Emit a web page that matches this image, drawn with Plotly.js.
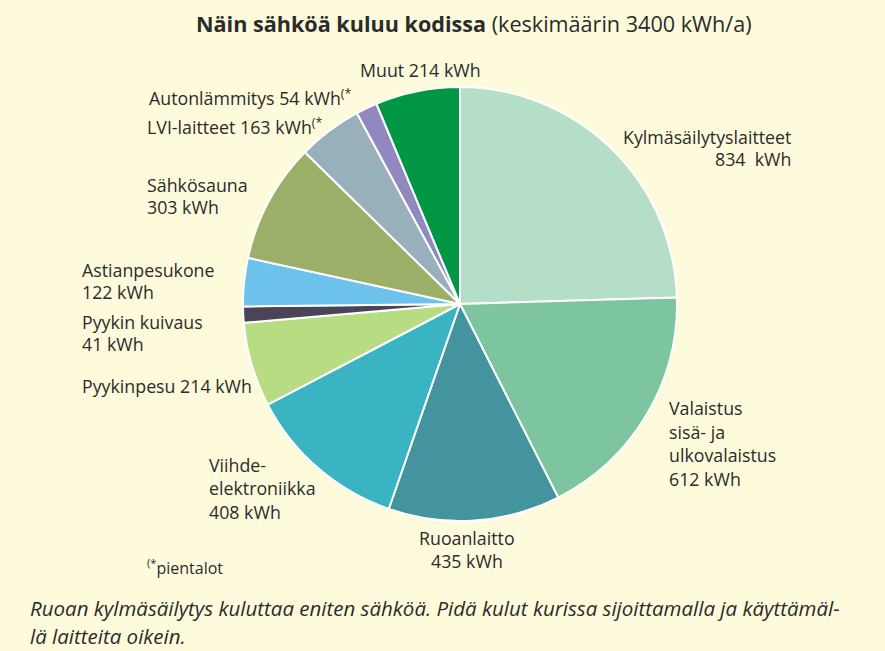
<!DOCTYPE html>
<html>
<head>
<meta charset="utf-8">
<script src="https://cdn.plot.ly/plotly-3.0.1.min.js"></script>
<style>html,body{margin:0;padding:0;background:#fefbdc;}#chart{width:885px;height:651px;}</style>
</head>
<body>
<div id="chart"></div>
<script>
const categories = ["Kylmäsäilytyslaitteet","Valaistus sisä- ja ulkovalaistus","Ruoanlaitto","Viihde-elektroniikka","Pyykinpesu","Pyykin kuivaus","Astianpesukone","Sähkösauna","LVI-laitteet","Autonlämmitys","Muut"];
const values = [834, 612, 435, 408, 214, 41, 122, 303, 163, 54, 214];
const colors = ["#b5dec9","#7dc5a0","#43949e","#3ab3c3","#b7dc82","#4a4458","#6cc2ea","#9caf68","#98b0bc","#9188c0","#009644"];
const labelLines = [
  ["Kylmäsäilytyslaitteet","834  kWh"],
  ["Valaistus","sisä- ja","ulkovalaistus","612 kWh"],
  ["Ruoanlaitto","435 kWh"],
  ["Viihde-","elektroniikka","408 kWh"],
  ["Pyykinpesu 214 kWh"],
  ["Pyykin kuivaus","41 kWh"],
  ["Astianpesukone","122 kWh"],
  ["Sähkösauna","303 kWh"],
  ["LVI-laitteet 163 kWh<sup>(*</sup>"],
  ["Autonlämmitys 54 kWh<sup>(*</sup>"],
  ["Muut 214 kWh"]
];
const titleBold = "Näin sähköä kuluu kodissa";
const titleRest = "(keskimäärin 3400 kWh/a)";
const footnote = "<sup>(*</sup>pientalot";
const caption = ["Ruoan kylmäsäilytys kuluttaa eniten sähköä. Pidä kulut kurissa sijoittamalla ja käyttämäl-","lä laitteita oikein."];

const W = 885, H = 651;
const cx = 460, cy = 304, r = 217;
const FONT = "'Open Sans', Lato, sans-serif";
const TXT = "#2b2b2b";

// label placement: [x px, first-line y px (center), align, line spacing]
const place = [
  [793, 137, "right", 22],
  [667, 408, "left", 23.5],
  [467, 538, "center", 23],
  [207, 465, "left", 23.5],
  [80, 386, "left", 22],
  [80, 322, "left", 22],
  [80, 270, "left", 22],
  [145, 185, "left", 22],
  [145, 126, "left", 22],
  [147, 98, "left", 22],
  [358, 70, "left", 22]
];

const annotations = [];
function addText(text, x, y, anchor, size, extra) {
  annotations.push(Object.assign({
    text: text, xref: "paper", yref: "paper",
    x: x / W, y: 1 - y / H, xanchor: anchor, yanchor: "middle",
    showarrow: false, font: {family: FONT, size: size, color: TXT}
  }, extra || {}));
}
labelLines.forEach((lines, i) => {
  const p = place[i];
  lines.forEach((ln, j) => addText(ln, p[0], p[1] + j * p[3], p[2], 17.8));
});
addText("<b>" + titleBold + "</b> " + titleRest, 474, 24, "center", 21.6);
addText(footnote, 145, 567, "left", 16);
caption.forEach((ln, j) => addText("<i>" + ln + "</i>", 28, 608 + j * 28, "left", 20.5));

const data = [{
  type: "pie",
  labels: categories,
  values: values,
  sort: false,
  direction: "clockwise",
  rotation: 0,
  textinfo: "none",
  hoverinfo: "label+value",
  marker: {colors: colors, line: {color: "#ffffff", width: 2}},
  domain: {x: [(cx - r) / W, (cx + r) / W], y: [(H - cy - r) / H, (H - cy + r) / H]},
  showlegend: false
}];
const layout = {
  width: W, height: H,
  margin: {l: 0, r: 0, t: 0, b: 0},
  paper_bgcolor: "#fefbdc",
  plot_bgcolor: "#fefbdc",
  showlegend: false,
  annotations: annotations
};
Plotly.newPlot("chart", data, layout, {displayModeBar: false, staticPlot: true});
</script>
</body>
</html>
...
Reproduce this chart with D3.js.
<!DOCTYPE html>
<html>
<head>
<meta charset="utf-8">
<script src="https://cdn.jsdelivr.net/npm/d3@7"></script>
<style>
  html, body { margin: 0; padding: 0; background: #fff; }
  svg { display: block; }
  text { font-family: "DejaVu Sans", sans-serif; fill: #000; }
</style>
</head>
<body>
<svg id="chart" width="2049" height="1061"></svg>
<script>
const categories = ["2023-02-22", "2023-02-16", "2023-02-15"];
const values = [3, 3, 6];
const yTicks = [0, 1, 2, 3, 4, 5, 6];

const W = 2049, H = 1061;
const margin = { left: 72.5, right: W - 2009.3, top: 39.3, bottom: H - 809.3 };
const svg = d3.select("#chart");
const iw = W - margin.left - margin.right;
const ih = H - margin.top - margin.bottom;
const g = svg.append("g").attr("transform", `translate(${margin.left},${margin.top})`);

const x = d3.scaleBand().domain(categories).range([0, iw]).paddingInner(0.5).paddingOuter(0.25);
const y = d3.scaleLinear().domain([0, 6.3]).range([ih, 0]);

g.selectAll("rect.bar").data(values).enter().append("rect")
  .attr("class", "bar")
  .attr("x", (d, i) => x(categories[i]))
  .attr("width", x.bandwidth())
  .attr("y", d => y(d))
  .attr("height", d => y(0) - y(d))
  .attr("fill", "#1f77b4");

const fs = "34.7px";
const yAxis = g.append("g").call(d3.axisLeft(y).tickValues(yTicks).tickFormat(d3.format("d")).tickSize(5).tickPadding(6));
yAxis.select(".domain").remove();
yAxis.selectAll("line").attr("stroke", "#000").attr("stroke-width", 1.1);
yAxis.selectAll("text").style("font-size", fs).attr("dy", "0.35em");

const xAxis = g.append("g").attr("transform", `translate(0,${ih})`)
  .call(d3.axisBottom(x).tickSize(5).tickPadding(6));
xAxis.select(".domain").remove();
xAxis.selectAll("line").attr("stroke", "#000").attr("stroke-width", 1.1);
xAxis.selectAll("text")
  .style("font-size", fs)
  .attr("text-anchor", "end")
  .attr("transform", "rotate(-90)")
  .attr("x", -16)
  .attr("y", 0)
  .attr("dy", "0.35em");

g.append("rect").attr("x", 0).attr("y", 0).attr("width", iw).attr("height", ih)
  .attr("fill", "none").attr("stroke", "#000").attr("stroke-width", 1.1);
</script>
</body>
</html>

STATED PROBLEM: Where a line contains "chart", copy that line.

EXERCISE SOLUTION:
<style>html,body{margin:0;padding:0;background:#fefbdc;}#chart{width:885px;height:651px;}</style>
<div id="chart"></div>
Plotly.newPlot("chart", data, layout, {displayModeBar: false, staticPlot: true});
Reproduce this chart with D3.js.
<svg id="chart" width="2049" height="1061"></svg>
const svg = d3.select("#chart");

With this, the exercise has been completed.